As the CAE and CAD/CAM manager on Jaguar's Formula 1 race team, Steve Nevey puts his computing pedal to the metal during race events throughout the six-month season.
The Jaguar racing team uses a collection of high-speed computing products from Hewlett-Packard (Palo Alto, CA) to fine-tune the cars for optimal performance in a variety of track conditions around the world.
"The main thing for us is predictive engineering," says Nevey. Enabling that is a seven-post hydraulic rig at the Jaguar factory, onto which the company puts a full-size racecar. The actuator posts push, pull, and vibrate the car, enabling various analyses. There is one post under each of the four wheels, two posts attached to the engine, and another attached to the nose.
"The most interesting way we use the rig is at a race weekend," says Nevey.
"The rig simulates any of the race circuits, Monza for example, right through the race weekend, even when the race team members are asleep in Italy."

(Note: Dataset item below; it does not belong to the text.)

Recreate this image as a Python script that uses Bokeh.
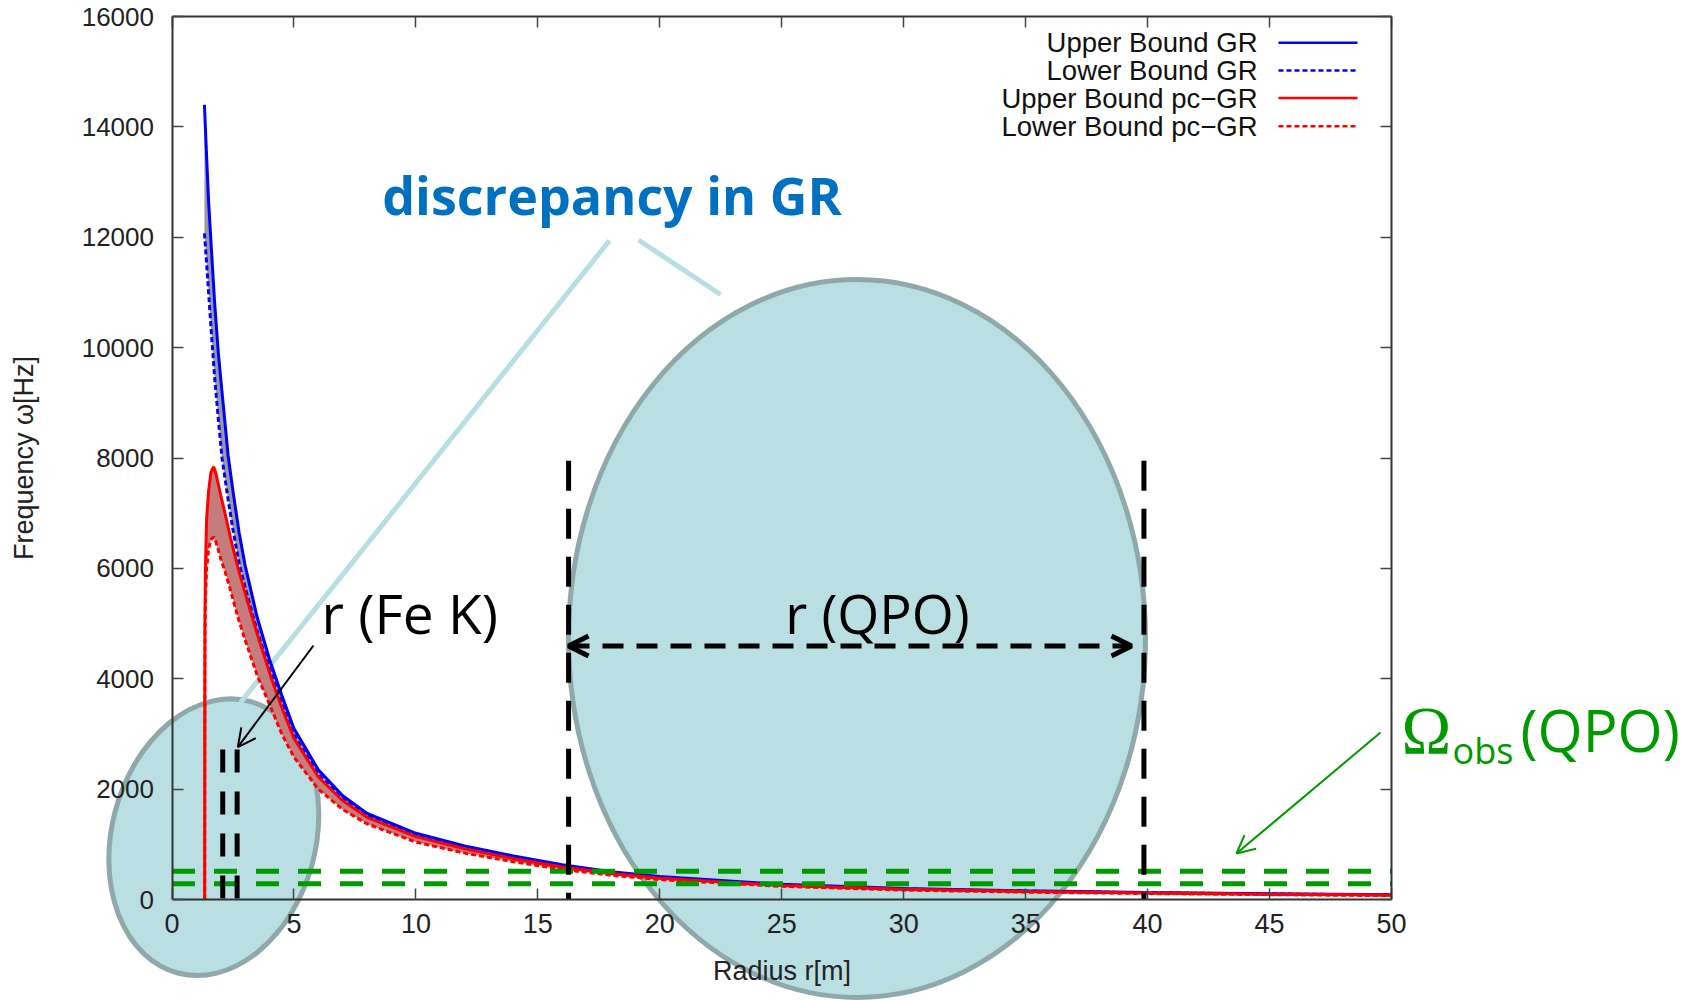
from bokeh.plotting import figure
from bokeh.models import Range1d, LinearAxis, FixedTicker, Arrow, OpenHead
from bokeh.core.properties import value
from bokeh.embed import file_html
from bokeh.resources import INLINE

# ---------------- data ----------------
x_ticks = [0, 5, 10, 15, 20, 25, 30, 35, 40, 45, 50]
y_ticks = [0, 2000, 4000, 6000, 8000, 10000, 12000, 14000, 16000]

gr_r = [1.33, 1.4, 1.5, 1.6, 1.75, 1.9, 2.05, 2.3, 2.5, 2.75, 3.0, 3.5, 4.0, 4.5,
        5.0, 6.0, 7.0, 8.0, 10, 12, 14, 16, 18, 20, 25, 30, 35, 40, 45, 50]
gr_upper = [14400, 13650, 12650, 11900, 10800, 9900, 9200, 8050, 7400, 6650, 6050,
            5100, 4350, 3700, 3100, 2350, 1880, 1560, 1200, 970, 790, 630, 505, 415,
            275, 200, 158, 128, 105, 88]
gr_lower = [12070, 11650, 11000, 10350, 9450, 8700, 8000, 7250, 6700, 6100, 5650,
            4850, 4200, 3550, 2980, 2270, 1820, 1510, 1160, 940, 765, 605, 485, 398,
            262, 190, 150, 122, 100, 83]

pc_r = [1.34, 1.345, 1.35, 1.37, 1.42, 1.5, 1.6, 1.71, 1.8, 1.9, 2.0, 2.17, 2.4, 2.71,
        3.0, 3.5, 4.08, 4.5, 5.0, 6.0, 7.0, 8.0, 10, 12, 14, 16, 18, 20, 25, 30, 35,
        40, 45, 50]
pc_upper = [0, 3000, 5000, 6000, 6900, 7400, 7750, 7840, 7720, 7520, 7320, 7000, 6550,
            6000, 5550, 4800, 4000, 3480, 2920, 2220, 1790, 1490, 1140, 920, 740, 590,
            470, 385, 255, 185, 145, 118, 97, 80]
pc_lower = [0, 2500, 4500, 5400, 6000, 6350, 6520, 6570, 6480, 6330, 6170, 5950, 5600,
            5100, 4700, 4050, 3450, 3000, 2580, 2000, 1630, 1370, 1040, 840, 685, 545,
            440, 360, 238, 170, 133, 108, 88, 70]

series_labels = ["Upper Bound GR", "Lower Bound GR", "Upper Bound pc\u2212GR", "Lower Bound pc\u2212GR"]

fe_k_radii = [2.08, 2.67]
fe_k_top = 2720
qpo_radii = [16.26, 39.85]
qpo_top = 7950
omega_obs = [513, 284]

# ---------------- geometry of the page ----------------
W, H = 1681, 1000
X_PX0, X_PX50 = 171.5, 1391.0
Y_PX0, Y_PX16K = 899.0, 16.0
sx = (X_PX50 - X_PX0) / 50.0
sy = (Y_PX0 - Y_PX16K) / 16000.0
x_start = -X_PX0 / sx
x_end = x_start + W / sx
y_end = 16000 + Y_PX16K / sy
y_start = y_end - H / sy


def rx(px):
    return (px - X_PX0) / sx


def vy(py):
    return (Y_PX0 - py) / sy


p = figure(width=W, height=H, x_range=Range1d(x_start, x_end), y_range=Range1d(y_start, y_end),
           min_border=0, toolbar_location=None, output_backend="svg",
           x_axis_location=None, y_axis_location=None)
p.outline_line_color = None
p.background_fill_color = "white"
p.border_fill_color = "white"
p.grid.visible = False

GNU_FONT = "Liberation Sans"
AX_COLOR = "#333333"


def style_axis(ax):
    ax.axis_line_color = AX_COLOR
    ax.axis_line_width = 2
    ax.major_tick_line_color = "#444444"
    ax.major_tick_line_width = 1.5
    ax.major_tick_in = 11
    ax.major_tick_out = 0
    ax.minor_tick_line_color = None
    ax.major_label_text_font = GNU_FONT
    ax.major_label_text_color = "#222222"
    ax.axis_label_text_font = GNU_FONT
    ax.axis_label_text_font_style = "normal"
    ax.axis_label_text_color = "#222222"


xb = LinearAxis(fixed_location=0, bounds=(0, 50), ticker=FixedTicker(ticks=x_ticks),
                axis_label="Radius r[m]")
style_axis(xb)
xb.major_label_text_font_size = "27px"
xb.major_label_standoff = 14
xb.axis_label_text_font_size = "27px"
xb.axis_label_standoff = 20
p.add_layout(xb, "below")

yl = LinearAxis(fixed_location=0, bounds=(0, 16000), ticker=FixedTicker(ticks=y_ticks),
                axis_label="Frequency \u03c9[Hz]")
style_axis(yl)
yl.major_label_text_font_size = "26px"
yl.major_label_standoff = 18
yl.axis_label_text_font_size = "27px"
yl.axis_label_standoff = 40
p.add_layout(yl, "left")

xt = LinearAxis(fixed_location=16000, bounds=(0, 50), ticker=FixedTicker(ticks=x_ticks))
style_axis(xt)
xt.major_label_text_color = None
p.add_layout(xt, "above")

yr = LinearAxis(fixed_location=50, bounds=(0, 16000), ticker=FixedTicker(ticks=y_ticks))
style_axis(yr)
yr.major_label_text_color = None
p.add_layout(yr, "right")

# ---------------- highlight ellipses (underneath) ----------------
ELL_FILL = "#b9dfe3"
ELL_LINE = "#8fa9ab"
p.ellipse(x=[rx(213.3)], y=[vy(836.7)], width=204, height=281, angle=-0.259,
          width_units="screen", height_units="screen",
          fill_color=ELL_FILL, line_color=ELL_LINE, line_width=5)
p.ellipse(x=[rx(856.5)], y=[vy(638)], width=577, height=718, angle=0,
          width_units="screen", height_units="screen",
          fill_color=ELL_FILL, line_color=ELL_LINE, line_width=5)

# callout lines from the text
p.segment(x0=[rx(609), rx(638)], y0=[vy(240), vy(239.5)],
          x1=[rx(240), rx(720)], y1=[vy(702), vy(294)],
          line_color="#b7dfe3", line_width=5)

# ---------------- the curves ----------------
p.varea(x=gr_r, y1=gr_lower, y2=gr_upper, fill_color="#9a9a9a")
p.varea(x=pc_r, y1=pc_lower, y2=pc_upper, fill_color="#c47c7c")

p.line(gr_r, gr_upper, line_color="#0000ff", line_width=3)
p.line(gr_r, gr_lower, line_color="#0000ff", line_width=3, line_dash="5 3")
p.line(pc_r, pc_upper, line_color="#ff0000", line_width=3)
p.line(pc_r, pc_lower, line_color="#ff0000", line_width=3, line_dash="5 3")

# ---------------- reference lines ----------------
GREEN = "#009900"
p.segment(x0=[0, 0], y0=omega_obs, x1=[50, 50], y1=omega_obs,
          line_color=GREEN, line_width=5, line_dash="23 19")
p.segment(x0=fe_k_radii, y0=[fe_k_top] * 2, x1=fe_k_radii, y1=[0, 0],
          line_color="black", line_width=5, line_dash="23 19")
p.segment(x0=qpo_radii, y0=[qpo_top] * 2, x1=qpo_radii, y1=[0, 0],
          line_color="black", line_width=5, line_dash="30 18")

# ---------------- legend (gnuplot style: text right, sample left) ----------------
leg_rows_px = [42.3, 70.0, 97.5, 125.7]
leg_colors = ["#0000ff", "#0000ff", "#ff0000", "#ff0000"]
leg_dash = ["solid", "5 3", "solid", "5 3"]
p.text(x=[rx(1257)] * 4, y=[vy(v) for v in leg_rows_px], text=series_labels,
       text_font=value(GNU_FONT), text_font_size="27.5px", text_align="right",
       text_baseline="middle", text_color="#111111")
for ypx, c, d in zip(leg_rows_px, leg_colors, leg_dash):
    p.line([rx(1278), rx(1357)], [vy(ypx), vy(ypx)], line_color=c, line_width=2.5, line_dash=d)

# ---------------- annotation texts ----------------
p.text(x=[rx(381.7)], y=[vy(194)], text=["discrepancy in GR"],
       text_font=value("Open Sans"), text_font_style="bold", text_font_size="52px",
       text_color="#0070c0", text_align="left", text_baseline="alphabetic")
p.text(x=[rx(321)], y=[vy(612)], text=["r (Fe K)"],
       text_font=value("Open Sans"), text_font_size="55px",
       text_color="black", text_align="left", text_baseline="alphabetic")
p.text(x=[rx(877)], y=[vy(612)], text=["r (QPO)"],
       text_font=value("Open Sans"), text_font_size="54px",
       text_color="black", text_align="center", text_baseline="alphabetic")
p.text(x=[rx(1401)], y=[vy(729)], text=["\u03a9"],
       text_font=value("Liberation Serif"), text_font_size="67px",
       text_color=GREEN, text_align="left", text_baseline="alphabetic")
p.text(x=[rx(1452)], y=[vy(750)], text=["obs"],
       text_font=value("Open Sans"), text_font_size="36px",
       text_color=GREEN, text_align="left", text_baseline="alphabetic")
p.text(x=[rx(1520)], y=[vy(729)], text=["(QPO)"],
       text_font=value("Open Sans"), text_font_size="58px",
       text_color=GREEN, text_align="left", text_baseline="alphabetic")

# ---------------- arrows ----------------
p.add_layout(Arrow(x_start=rx(313), y_start=vy(645), x_end=rx(237.3), y_end=vy(746.7),
                   line_color="black", line_width=2,
                   end=OpenHead(size=18, line_color="black", line_width=2)))
p.add_layout(Arrow(x_start=rx(568), y_start=vy(645.5), x_end=rx(1131), y_end=vy(645.5),
                   line_color="black", line_width=5, line_dash="21 13",
                   start=OpenHead(size=20, line_color="black", line_width=5),
                   end=OpenHead(size=20, line_color="black", line_width=5)))
p.add_layout(Arrow(x_start=rx(1380), y_start=vy(732), x_end=rx(1236), y_end=vy(853),
                   line_color=GREEN, line_width=2,
                   end=OpenHead(size=18, line_color=GREEN, line_width=2)))

open("out.html", "w").write(file_html(p, INLINE))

Data are collected from more than 150 points on the car, all done on an NT infrastructure. Computers record the suspension movements that occur during qualifying runs, which are usually held a day or two before the race. The suspension movements are then "replayed" by the rig's hydraulic servo valves.
"If the course is really bumpy in a particular location, we might want to consider adjusting the shock absorbers," says Gary Morgan, an engineer and the Sponsorship Technologies Manager at HP. Morgan points out that some last-minute changes become critical the day of the race. Any change in suspension changes how the car "sits" and rides in relation to the track, which also changes the aerodynamics. Aerodynamics effect fuel consumption, which determines the number and timing of pit stops a driver must take.
"It's a constant balancing act," says Morgan. "You can never throw enough computing power at the car."
"Faster machines mean more detailed problems solved quicker with more iterations," explains Nevey. "We perform more iterations in simulation programs." The simulation programs he uses include MSC.Nastran and MSC.Patran for finite element analysis. The programs run on HP UNIX workstations—a C3600 for FEA and vehicle dynamics. Engineers also use Fluent for computational fluid dynamics on C3600 and J5600 workstations and N-class servers. Another software package in their tool kit: ADAMS simulation software from Mechanical Dynamics.
Nevey indicates that Jaguar is also using EDS PLM's Unigraphics software for CAD design, drawing, and NC programming. "We are running Unigraphics and iMAN for CAD/CAM and PDM on mainly C3600, B2000, B1000 workstations," says Nevey. "We have two HP N-Class servers, each with four processors and eight GB of RAM." Jaguar uses this computing equipment primarily for product data management (PDM) systems and CFD analysis.